* Supplied material *
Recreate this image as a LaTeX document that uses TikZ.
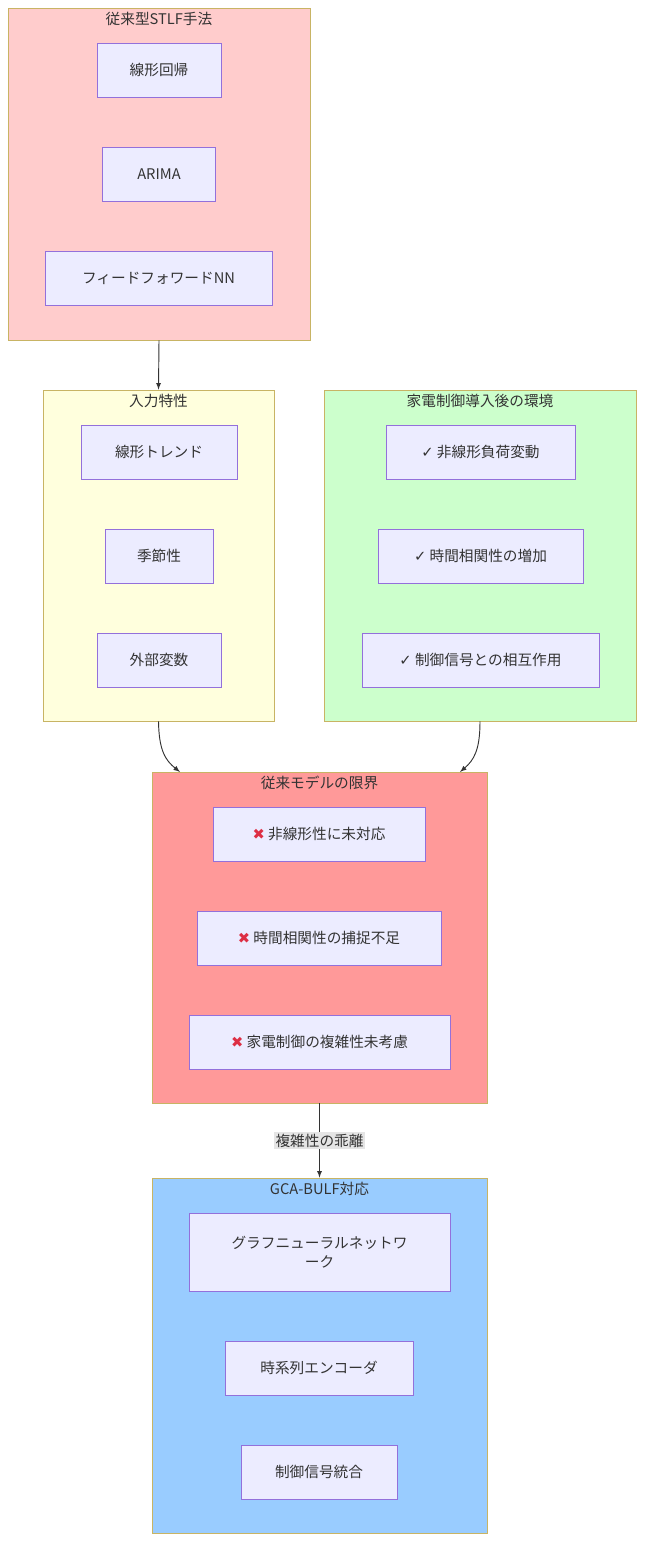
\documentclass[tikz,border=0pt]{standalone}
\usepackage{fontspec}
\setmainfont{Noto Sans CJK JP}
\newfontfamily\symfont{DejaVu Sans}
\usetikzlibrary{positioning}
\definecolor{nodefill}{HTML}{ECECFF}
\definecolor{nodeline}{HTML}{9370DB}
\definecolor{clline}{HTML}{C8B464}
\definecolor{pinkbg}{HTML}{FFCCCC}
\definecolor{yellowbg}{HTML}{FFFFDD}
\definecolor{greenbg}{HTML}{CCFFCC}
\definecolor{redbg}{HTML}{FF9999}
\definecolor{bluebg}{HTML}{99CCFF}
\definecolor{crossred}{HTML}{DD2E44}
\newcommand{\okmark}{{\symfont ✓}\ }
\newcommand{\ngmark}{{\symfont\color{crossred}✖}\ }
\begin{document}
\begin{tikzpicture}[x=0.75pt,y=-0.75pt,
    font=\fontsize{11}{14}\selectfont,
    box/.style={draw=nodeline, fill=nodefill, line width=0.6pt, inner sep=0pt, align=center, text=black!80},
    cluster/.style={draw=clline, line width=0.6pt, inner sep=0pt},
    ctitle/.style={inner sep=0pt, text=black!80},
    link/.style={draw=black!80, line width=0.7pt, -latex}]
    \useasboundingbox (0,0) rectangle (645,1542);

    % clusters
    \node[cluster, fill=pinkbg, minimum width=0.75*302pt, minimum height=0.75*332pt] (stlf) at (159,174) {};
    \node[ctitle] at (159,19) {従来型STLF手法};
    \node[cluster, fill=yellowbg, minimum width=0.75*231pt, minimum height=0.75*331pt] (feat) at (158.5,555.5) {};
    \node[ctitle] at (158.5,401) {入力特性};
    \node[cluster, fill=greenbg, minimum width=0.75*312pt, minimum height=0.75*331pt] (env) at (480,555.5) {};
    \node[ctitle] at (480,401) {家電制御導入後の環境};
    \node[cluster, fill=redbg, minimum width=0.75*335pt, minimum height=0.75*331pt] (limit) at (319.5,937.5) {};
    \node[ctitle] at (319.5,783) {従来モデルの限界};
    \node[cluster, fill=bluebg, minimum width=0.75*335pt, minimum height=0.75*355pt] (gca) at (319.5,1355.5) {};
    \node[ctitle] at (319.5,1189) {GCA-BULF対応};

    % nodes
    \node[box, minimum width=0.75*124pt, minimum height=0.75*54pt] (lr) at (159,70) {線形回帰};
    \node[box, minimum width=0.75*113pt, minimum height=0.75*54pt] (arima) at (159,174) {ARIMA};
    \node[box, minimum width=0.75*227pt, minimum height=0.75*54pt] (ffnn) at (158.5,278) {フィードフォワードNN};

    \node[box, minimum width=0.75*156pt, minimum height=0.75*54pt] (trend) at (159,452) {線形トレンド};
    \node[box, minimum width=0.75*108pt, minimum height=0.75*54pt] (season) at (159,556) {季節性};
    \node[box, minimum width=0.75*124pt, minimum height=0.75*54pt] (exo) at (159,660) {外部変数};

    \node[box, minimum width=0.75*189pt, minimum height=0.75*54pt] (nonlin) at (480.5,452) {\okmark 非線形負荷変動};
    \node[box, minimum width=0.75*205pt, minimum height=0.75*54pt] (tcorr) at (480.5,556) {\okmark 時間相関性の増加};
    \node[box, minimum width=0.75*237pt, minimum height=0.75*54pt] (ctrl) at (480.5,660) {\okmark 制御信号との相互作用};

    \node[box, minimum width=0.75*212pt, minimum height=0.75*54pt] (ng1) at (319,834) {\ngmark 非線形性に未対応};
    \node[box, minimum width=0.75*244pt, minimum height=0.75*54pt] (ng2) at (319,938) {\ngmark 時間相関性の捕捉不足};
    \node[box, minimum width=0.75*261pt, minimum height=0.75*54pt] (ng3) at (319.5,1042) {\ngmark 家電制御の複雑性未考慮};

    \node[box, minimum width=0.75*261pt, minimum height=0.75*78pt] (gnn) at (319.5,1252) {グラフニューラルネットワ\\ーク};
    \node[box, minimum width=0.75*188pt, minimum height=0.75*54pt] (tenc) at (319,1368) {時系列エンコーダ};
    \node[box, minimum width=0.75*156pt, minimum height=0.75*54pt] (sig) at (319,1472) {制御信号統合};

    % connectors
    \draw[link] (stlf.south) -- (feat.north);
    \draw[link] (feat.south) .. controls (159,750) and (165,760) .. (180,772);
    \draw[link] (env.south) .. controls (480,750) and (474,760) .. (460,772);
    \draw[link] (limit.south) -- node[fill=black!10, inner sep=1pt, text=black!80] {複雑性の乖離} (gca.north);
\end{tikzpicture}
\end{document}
--
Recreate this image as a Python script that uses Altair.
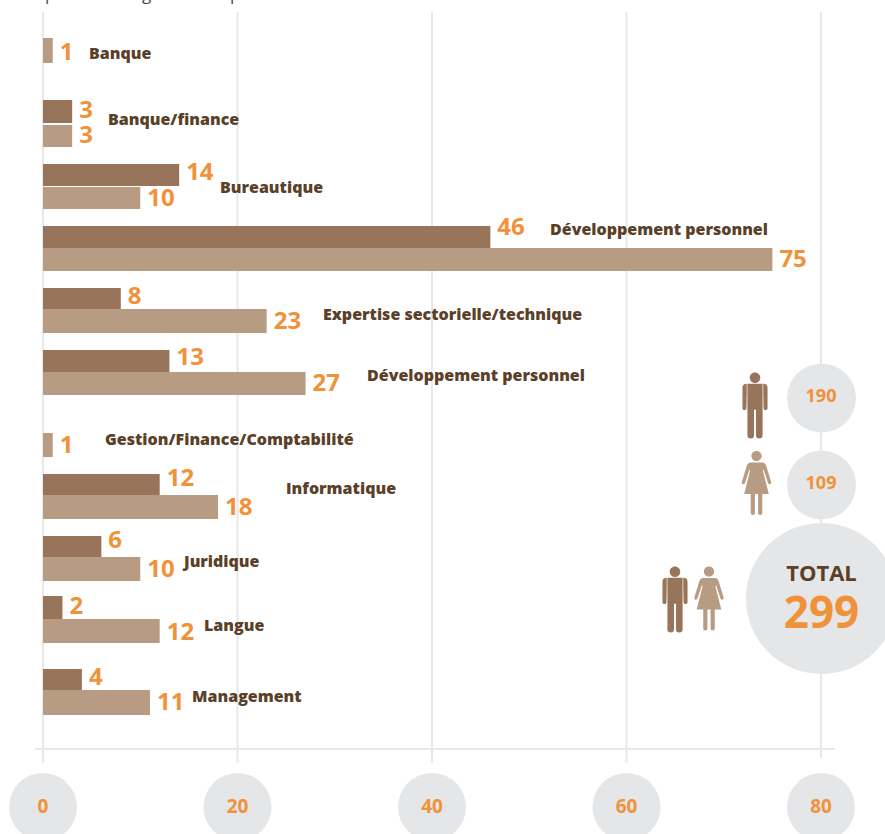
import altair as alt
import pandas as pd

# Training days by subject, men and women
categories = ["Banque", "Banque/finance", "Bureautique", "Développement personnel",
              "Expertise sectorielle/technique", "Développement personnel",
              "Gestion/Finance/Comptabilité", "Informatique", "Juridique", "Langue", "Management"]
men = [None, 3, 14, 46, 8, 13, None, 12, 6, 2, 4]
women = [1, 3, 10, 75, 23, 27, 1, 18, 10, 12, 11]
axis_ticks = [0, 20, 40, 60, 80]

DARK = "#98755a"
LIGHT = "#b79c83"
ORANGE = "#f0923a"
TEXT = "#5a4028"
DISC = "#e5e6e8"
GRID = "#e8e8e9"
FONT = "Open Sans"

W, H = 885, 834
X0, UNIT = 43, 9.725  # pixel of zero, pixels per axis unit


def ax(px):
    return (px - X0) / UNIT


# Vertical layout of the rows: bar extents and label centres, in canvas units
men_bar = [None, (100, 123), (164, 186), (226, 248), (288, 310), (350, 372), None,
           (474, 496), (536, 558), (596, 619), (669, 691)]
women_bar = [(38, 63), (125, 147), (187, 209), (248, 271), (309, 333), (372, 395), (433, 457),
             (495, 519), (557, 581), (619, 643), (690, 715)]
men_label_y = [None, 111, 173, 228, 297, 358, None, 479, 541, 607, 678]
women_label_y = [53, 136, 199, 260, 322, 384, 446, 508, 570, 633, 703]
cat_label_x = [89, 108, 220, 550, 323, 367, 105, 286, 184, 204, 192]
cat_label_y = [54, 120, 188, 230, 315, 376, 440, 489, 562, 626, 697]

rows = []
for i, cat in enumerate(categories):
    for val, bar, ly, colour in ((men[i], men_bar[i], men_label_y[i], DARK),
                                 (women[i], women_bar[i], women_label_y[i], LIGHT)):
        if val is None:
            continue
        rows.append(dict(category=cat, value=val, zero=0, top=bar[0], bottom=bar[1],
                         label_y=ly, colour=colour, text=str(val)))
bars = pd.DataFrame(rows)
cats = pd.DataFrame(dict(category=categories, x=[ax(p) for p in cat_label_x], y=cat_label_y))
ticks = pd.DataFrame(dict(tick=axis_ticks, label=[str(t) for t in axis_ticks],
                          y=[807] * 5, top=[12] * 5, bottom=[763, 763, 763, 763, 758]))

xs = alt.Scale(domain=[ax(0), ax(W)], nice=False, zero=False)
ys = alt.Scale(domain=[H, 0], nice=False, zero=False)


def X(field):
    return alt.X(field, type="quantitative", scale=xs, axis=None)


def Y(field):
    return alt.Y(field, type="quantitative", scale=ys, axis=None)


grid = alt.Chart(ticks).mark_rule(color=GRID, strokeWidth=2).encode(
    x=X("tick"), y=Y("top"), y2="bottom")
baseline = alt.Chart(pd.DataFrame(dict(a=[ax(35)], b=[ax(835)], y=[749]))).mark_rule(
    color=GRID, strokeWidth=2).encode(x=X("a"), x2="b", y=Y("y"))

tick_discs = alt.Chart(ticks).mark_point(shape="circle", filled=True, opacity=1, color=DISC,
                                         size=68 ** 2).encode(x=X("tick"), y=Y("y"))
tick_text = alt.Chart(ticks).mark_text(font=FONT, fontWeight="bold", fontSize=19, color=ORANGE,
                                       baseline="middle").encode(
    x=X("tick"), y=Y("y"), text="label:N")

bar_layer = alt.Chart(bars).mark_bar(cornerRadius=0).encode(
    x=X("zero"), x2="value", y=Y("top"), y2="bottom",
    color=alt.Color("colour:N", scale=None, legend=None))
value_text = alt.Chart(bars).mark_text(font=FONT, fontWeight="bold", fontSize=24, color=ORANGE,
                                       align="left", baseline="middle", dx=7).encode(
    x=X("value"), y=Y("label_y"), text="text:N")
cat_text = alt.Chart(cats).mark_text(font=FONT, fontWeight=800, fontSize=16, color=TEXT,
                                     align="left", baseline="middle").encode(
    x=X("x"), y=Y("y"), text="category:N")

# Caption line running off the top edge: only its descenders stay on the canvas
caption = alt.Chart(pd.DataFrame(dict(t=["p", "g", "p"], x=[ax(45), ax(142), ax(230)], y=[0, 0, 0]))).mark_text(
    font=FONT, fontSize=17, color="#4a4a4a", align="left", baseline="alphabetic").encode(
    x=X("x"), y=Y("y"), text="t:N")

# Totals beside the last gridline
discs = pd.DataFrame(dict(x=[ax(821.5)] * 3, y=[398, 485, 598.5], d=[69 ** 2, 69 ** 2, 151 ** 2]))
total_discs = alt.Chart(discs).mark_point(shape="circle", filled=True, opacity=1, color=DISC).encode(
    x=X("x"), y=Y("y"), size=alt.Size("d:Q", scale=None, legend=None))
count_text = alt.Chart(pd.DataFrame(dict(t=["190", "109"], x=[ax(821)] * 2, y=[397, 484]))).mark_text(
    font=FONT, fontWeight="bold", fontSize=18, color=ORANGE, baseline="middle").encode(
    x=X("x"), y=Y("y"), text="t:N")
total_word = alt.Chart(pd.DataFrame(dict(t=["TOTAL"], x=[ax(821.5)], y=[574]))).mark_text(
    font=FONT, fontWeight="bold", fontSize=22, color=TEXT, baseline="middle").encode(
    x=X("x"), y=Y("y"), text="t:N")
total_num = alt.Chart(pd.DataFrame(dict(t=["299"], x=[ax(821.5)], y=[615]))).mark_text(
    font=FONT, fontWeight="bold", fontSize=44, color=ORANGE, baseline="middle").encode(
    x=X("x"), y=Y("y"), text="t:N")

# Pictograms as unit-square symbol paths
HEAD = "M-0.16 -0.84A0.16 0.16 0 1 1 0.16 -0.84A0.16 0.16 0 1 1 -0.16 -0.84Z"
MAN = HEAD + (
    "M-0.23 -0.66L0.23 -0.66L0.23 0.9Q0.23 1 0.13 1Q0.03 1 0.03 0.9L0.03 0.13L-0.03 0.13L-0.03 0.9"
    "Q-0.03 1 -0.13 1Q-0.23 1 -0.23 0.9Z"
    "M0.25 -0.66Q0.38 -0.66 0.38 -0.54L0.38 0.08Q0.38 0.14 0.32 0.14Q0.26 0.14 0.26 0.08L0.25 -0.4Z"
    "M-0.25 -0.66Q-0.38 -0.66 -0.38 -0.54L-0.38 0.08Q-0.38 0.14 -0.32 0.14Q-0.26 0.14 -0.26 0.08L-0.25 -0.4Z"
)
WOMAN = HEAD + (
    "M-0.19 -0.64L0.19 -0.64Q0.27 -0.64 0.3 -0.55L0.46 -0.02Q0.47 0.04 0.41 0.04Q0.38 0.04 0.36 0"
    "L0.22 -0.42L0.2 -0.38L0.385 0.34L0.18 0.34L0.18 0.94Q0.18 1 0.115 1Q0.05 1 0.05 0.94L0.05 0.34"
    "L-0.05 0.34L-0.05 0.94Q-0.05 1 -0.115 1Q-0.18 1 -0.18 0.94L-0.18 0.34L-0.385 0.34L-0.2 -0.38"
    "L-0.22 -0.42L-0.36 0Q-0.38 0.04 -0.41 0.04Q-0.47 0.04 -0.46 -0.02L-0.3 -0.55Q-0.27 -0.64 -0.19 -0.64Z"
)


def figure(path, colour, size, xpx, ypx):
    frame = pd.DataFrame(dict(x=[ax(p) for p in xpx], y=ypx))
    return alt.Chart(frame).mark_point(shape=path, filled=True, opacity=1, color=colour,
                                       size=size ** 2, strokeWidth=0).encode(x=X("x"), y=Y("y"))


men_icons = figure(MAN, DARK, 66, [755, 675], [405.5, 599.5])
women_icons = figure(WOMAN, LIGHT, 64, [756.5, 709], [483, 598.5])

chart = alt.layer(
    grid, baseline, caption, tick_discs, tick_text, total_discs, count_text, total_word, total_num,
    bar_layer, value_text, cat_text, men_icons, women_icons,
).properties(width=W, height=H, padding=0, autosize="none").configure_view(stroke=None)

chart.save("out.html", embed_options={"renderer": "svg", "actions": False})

* Task instructions *
Transcribe only the lines from the line holding "Recreate this image as a Python" through the line holding "import pandas as pd", inclusive, without any of the pictures.

* Result of the task *
Recreate this image as a Python script that uses Altair.
import altair as alt
import pandas as pd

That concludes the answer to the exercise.